人通りはほとんどないけれど、かつては賑わっていたのだろう。ずらりとガード下に小さなお店が並んでいた。けれどほんとどが閉まり、そのぼろさがすごい。錆びた鉄、ひび割れたコンクリート。上を走る電車はきれいなのだろうけれど。
すぐが美章園駅で、美章園商店街があった。左手に緑が見えて行ってみると、ごちゃごちゃした住宅街に桑津墓地と榎神社があった。マンションなどに見下ろされた狭いところに、鳥居や墓地が同居していて、ちょっとしたテーマパークのようだった。
ずっと都会の中を歩く、そんなに面白いでもない散歩だったから、もしかしたらこの日一番面白かったのはここだったかも。榎神社は、ここに榎があったので昭和の時代に神社を祀ったというもの。一緒になっている桑津墓地は古いもので、行基が関わっているという話もあるそうだ。古墳だったのじゃないかとも言われているのだって。
もっと南下していくと阪和線が阪神高速と交差。右手に桃ヶ池が見えた。
せっかくの桃ヶ池公園だったけれどそのまま進んだ。このあたりからはJR沿いじゃなく、一本東の道を南下。
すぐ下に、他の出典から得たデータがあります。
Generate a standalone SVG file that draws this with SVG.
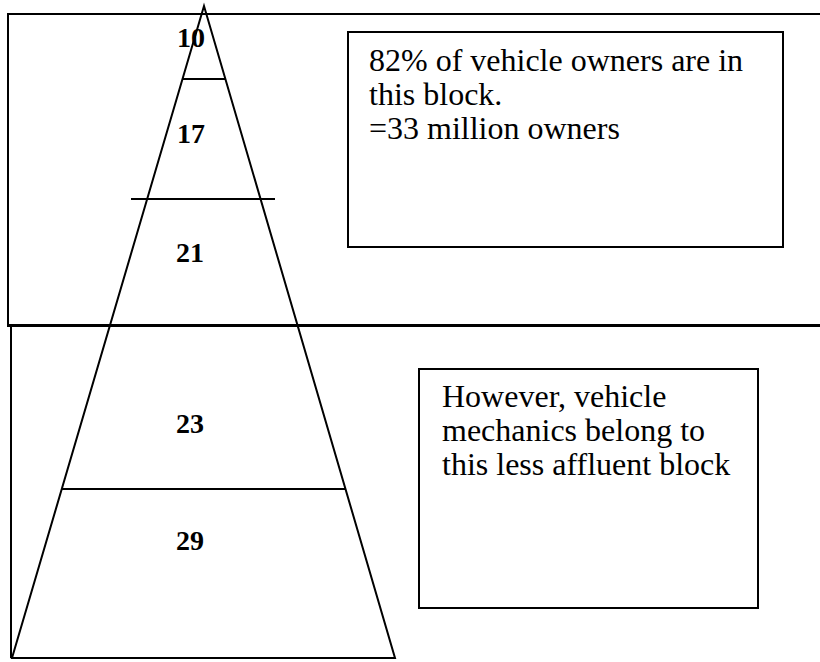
<svg xmlns="http://www.w3.org/2000/svg" width="820" height="662" viewBox="0 0 820 662">
<style>
.ln{stroke:#000;stroke-width:2;fill:none}
.mid{stroke:#000;stroke-width:3;fill:none}
.box{stroke:#000;stroke-width:2;fill:#fff}
.num{font-family:"Liberation Serif","Times New Roman",serif;font-weight:bold;font-size:28px;fill:#000}
.txt{font-family:"Liberation Serif","Times New Roman",serif;font-size:32px;fill:#000}
</style>
<rect width="820" height="662" fill="#fff"/>
<g id="upper-block">
<path class="ln" d="M8,325 V14 H822"/>
</g>
<g id="lower-block">
<path class="ln" d="M11,658 V327"/>
<path class="mid" d="M7,325.5 H822"/>
</g>
<g id="pyramid">
<polygon class="ln" points="204,6 12,658 395,658"/>
<line class="ln" x1="182" y1="79" x2="226" y2="79"/>
<line class="ln" x1="131" y1="199" x2="275" y2="199"/>
<line class="ln" x1="61" y1="489" x2="346" y2="489"/>
</g>
<g id="labels">
<text class="num" x="177" y="47">10</text>
<text class="num" x="177" y="143">17</text>
<text class="num" x="176" y="262">21</text>
<text class="num" x="176" y="433">23</text>
<text class="num" x="176" y="550">29</text>
</g>
<g id="note-owners">
<rect class="box" x="348" y="32" width="435" height="215"/>
<text class="txt" x="369" y="71">82% of vehicle owners are in</text>
<text class="txt" x="369" y="105">this block.</text>
<text class="txt" x="369" y="139">=33 million owners</text>
</g>
<g id="note-mechanics">
<rect class="box" x="419" y="369" width="339" height="239"/>
<text class="txt" x="442" y="407">However, vehicle</text>
<text class="txt" x="442" y="441">mechanics belong to</text>
<text class="txt" x="442" y="475">this less affluent block</text>
</g>
</svg>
旧道の感じがあり、古い建物もちらほらあった。
法楽寺の西側を通ると、そこに難波大道についての説明が書かれていた。この道をずっと南に行くと飛鳥って図になっていたのがいただけなかったけれど。南下した後はずっと東に向かうと飛鳥だ。
それから右手に山阪神社。下高野街道と書かれた小さなステッカーが貼られていて、ここは下高野街道でもあるらしかった。
下高野街道は天王寺からスタートして庚申街道でもある道を南下。このあたりでは難波大道と重複し、山阪神社からは難波大道と別れて高野に向かう。
それから南港通りに出て、南田辺西交差点から南下する道を進んでいった。しばらくすると長居公園。
せっかくなので園内を散歩。郷土の森で梅を見た。あと、桜も。河津桜と十月桜が咲いていた。
公園を抜けると長居公園通り。シハツ道だったあたりではないかとされている道だ。雄略天皇の頃、住吉津で下船した渡来人たちが都に向かったという道。周辺には渡来人が多く住み、百済の王族の酒君が住んでいたという鷹合も近い。
ここで今回の難波大道歩きは終わりにした。住吉街道を通っておうちに帰った。